SPS acknowledges that the circumvention factor applies "when the foreign tribunal has already rejected requests for the same documents." Opening Br. 34 (quoting In re Ex Parte Application of Eni S.p.A., 2021 WL 1063390 at *4 (D. Del. Mar. 19, 2021)). The Sao Paulo court's September 1, 2022, ruling satisfied that condition. App. 318-20. Particularly when that decision is viewed in the context of the other Brazilian rulings against SPS, we cannot say that the District Court's cautious response was an abuse of discretion.
Adverse discovery rulings by foreign courts are not necessarily fatal for § 1782 applicants. See Intel, 542 U.S. at 253 (holding that § 1782 does not impose a foreign-discoverability requirement). Indeed, sometimes foreign courts signal receptivity to discovery obtained under § 1782. See, e.g., Heraeus Kulzer GmbH v. Esschem, Inc., 390 Fed.Appx. 88, 92 (3d Cir. 2010) (nonprecedential) (noting that a German Court postponed German proceedings "specifically for the purpose of permitting [the § 1782 applicant] extra time to pursue its discovery requests in [the United States]"). Here, however, Brazilian courts have thus far erected a solid wall against SPS's attempts to pursue GM Brazil and none have indicated receptivity to American discovery.

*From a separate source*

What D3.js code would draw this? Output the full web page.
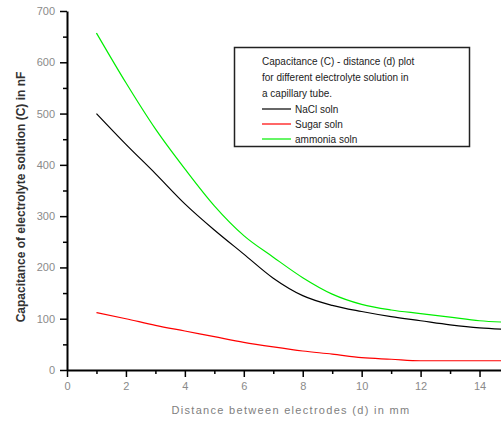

On this record, the District Court did not abuse its discretion in analyzing the Intel discretionary factors.
We agree with the District Court that the fourth Intel factor favors SPS: its discovery requests are not "unduly intrusive or burdensome." See App 12; Intel, 542 U.S. at 265. But that consideration is outweighed by factors one through three, all of which favor GM in this case.
We will affirm the District Court's order denying SPS's motion for reconsideration of the Court's original denial of the § 1782 application.